**Set problem:** Search the data for the string "diagram" and extract every line where it appears.

----------

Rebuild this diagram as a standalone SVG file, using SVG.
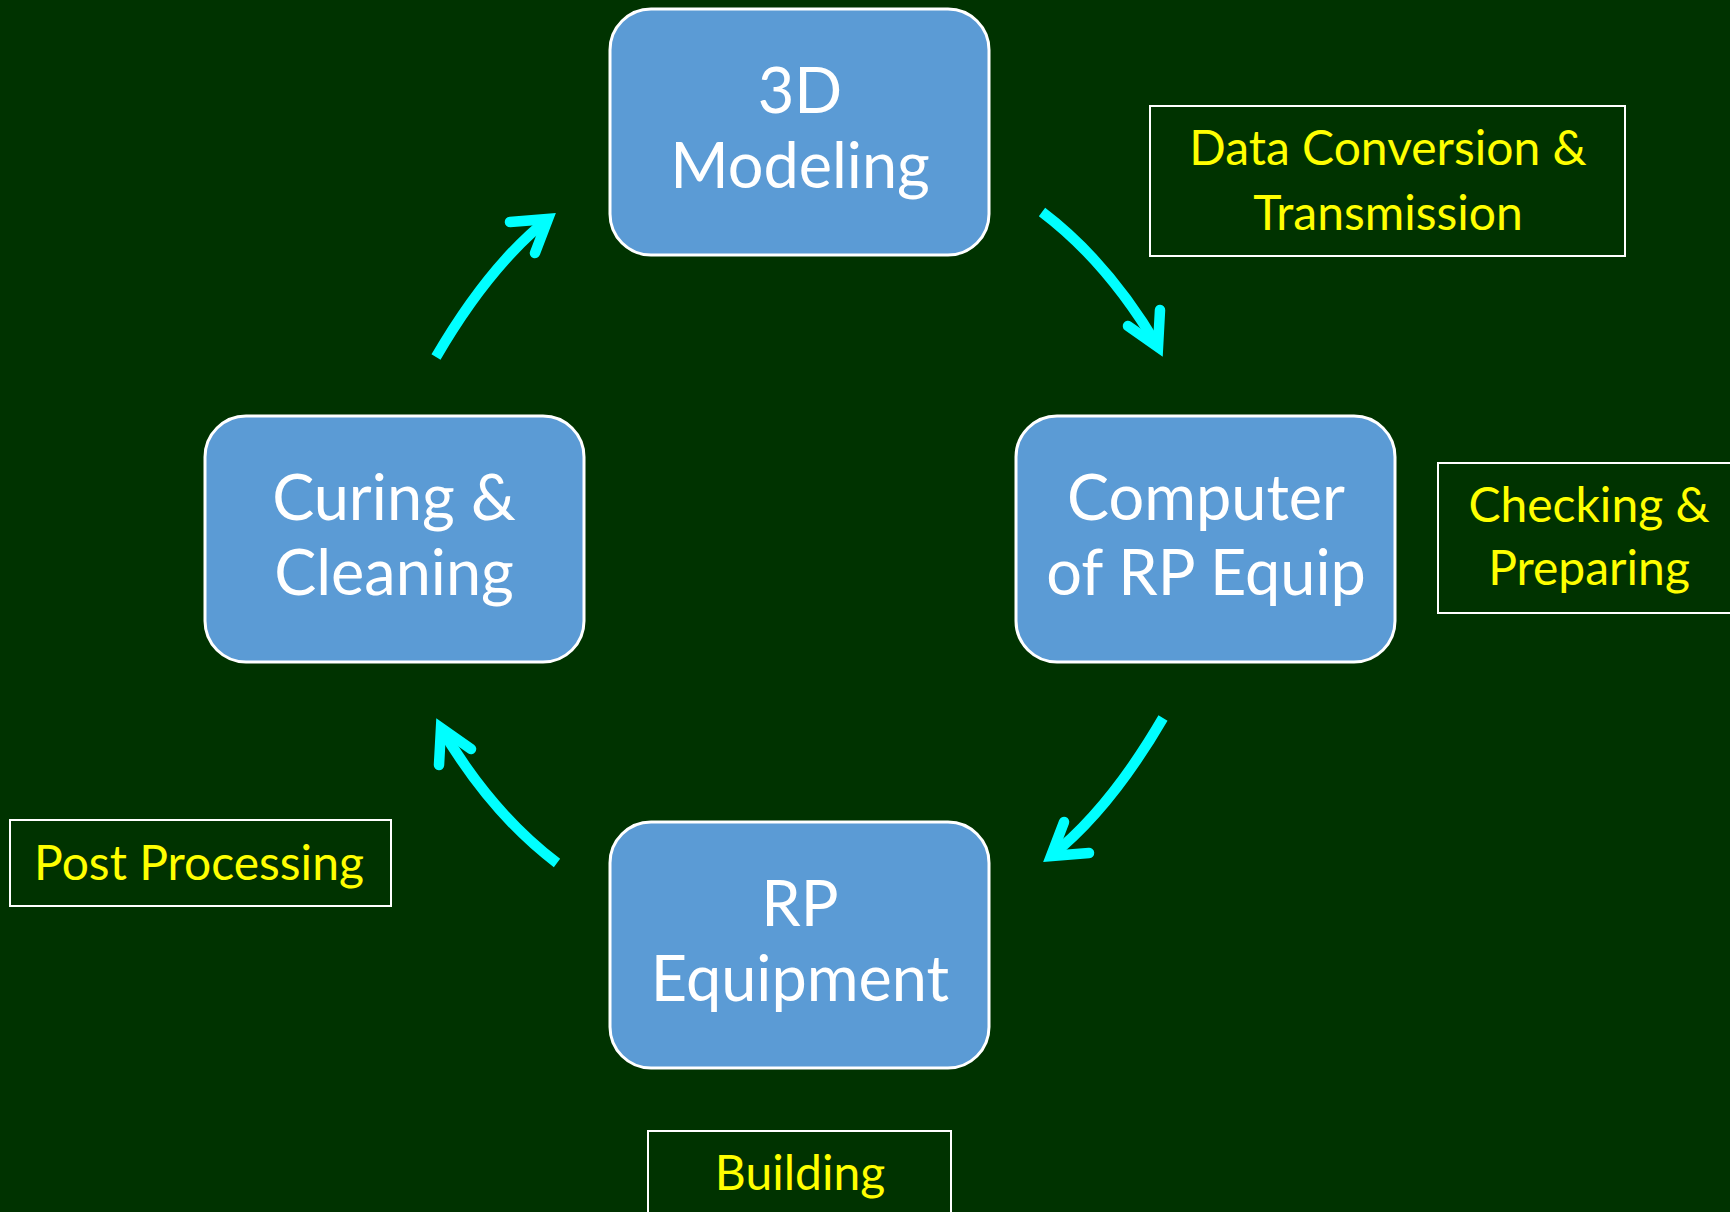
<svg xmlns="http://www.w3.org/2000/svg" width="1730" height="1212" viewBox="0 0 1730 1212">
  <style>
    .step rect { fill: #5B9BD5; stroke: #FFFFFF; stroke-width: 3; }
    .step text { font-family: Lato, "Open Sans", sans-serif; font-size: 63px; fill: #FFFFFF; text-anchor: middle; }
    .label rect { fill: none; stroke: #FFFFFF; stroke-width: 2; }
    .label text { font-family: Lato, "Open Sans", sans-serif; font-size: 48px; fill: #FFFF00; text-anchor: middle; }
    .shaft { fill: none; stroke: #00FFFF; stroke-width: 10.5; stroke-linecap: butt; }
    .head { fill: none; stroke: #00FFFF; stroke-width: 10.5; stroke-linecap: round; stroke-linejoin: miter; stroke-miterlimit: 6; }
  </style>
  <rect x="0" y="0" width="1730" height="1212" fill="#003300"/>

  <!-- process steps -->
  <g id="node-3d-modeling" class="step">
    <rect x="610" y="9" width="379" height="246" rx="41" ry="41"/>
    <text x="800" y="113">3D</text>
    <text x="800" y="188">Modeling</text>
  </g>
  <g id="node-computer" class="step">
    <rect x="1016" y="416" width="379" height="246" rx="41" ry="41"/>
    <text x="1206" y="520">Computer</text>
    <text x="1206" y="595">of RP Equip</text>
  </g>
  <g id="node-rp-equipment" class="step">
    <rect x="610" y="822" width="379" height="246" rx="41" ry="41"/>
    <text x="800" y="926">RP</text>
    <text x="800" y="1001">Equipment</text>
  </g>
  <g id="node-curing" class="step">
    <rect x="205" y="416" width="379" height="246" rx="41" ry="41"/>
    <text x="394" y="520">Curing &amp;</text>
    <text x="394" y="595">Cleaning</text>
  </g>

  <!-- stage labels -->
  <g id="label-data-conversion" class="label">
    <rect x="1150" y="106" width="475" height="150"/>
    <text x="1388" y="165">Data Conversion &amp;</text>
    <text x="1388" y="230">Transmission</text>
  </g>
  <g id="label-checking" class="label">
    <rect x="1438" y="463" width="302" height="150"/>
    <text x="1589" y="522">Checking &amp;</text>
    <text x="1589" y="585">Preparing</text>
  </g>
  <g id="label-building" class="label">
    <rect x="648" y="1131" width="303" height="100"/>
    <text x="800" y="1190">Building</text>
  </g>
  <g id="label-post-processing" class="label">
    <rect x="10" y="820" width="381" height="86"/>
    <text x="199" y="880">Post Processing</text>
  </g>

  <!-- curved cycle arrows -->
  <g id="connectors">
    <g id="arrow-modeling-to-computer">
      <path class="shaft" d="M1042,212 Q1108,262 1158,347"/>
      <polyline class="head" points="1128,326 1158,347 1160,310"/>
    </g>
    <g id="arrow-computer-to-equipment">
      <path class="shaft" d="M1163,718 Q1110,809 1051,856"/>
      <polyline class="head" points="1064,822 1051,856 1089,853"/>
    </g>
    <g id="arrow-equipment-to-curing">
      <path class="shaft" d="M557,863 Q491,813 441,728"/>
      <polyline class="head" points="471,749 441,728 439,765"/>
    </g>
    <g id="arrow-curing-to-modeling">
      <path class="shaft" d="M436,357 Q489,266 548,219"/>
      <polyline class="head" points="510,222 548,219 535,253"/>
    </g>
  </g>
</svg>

----------

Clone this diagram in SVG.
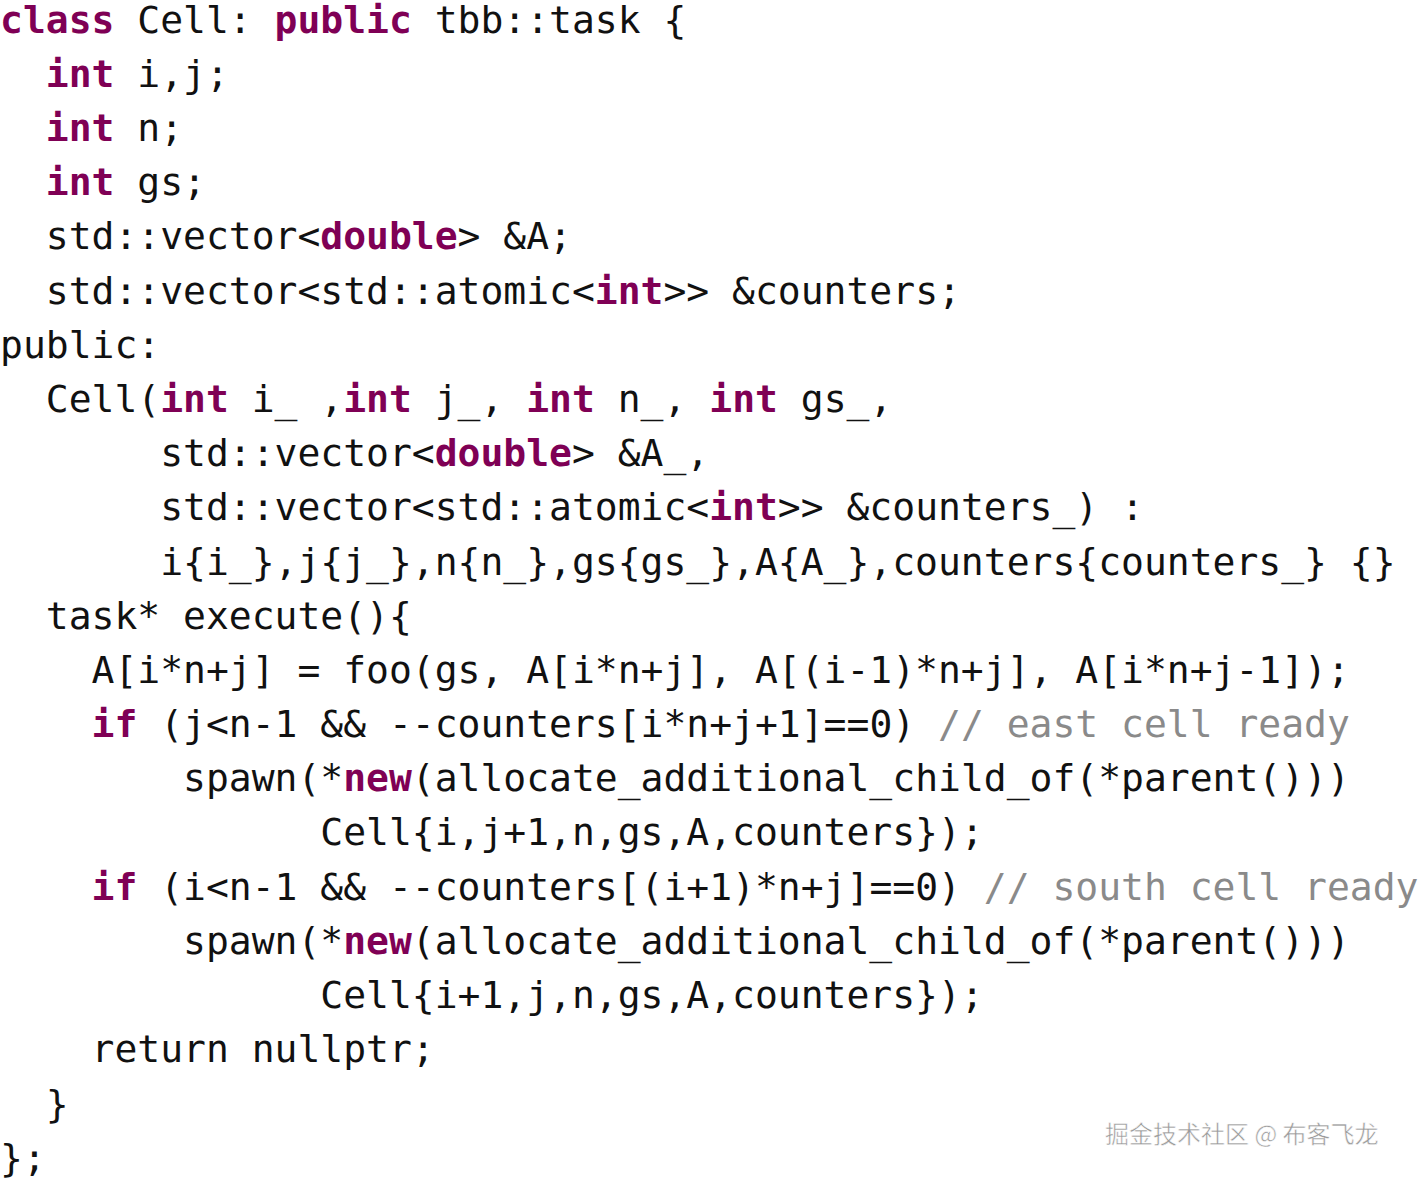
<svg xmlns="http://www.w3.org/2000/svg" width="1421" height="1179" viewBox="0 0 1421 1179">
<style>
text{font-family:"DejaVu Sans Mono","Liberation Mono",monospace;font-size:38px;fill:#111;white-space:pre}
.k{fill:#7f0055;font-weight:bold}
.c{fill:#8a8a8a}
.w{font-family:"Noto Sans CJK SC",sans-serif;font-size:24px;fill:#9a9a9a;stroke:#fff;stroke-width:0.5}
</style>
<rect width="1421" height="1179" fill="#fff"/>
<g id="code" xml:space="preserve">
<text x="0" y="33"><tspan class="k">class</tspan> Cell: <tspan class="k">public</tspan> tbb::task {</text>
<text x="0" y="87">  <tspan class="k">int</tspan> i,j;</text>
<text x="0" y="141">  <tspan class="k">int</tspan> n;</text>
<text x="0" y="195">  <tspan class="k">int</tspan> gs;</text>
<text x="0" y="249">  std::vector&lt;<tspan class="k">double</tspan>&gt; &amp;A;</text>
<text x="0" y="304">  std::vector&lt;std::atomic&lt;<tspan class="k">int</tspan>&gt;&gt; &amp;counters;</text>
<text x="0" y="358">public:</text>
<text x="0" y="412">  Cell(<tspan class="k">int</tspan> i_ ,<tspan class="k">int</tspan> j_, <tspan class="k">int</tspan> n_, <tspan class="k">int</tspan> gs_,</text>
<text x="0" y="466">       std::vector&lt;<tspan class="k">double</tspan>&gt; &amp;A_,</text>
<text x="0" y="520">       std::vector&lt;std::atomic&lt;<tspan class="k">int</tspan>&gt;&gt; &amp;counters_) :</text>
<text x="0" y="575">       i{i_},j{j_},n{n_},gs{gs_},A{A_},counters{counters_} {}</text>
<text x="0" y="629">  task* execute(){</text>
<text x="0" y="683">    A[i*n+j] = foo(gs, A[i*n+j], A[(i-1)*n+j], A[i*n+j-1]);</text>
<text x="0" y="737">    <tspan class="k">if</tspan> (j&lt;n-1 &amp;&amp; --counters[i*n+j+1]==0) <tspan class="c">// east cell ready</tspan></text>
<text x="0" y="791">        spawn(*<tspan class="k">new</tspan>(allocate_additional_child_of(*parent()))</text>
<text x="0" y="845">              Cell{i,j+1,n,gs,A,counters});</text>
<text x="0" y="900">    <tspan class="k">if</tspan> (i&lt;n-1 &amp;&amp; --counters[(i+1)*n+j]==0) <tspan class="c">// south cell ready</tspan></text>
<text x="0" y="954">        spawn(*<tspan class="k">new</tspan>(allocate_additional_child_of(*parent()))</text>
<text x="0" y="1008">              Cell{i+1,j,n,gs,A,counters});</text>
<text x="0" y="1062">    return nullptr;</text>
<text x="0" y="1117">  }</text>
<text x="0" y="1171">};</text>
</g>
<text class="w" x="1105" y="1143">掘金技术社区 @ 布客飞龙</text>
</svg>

----------

**Output for this exercise:**
Rebuild this diagram as a standalone SVG file, using SVG.
Clone this diagram in SVG.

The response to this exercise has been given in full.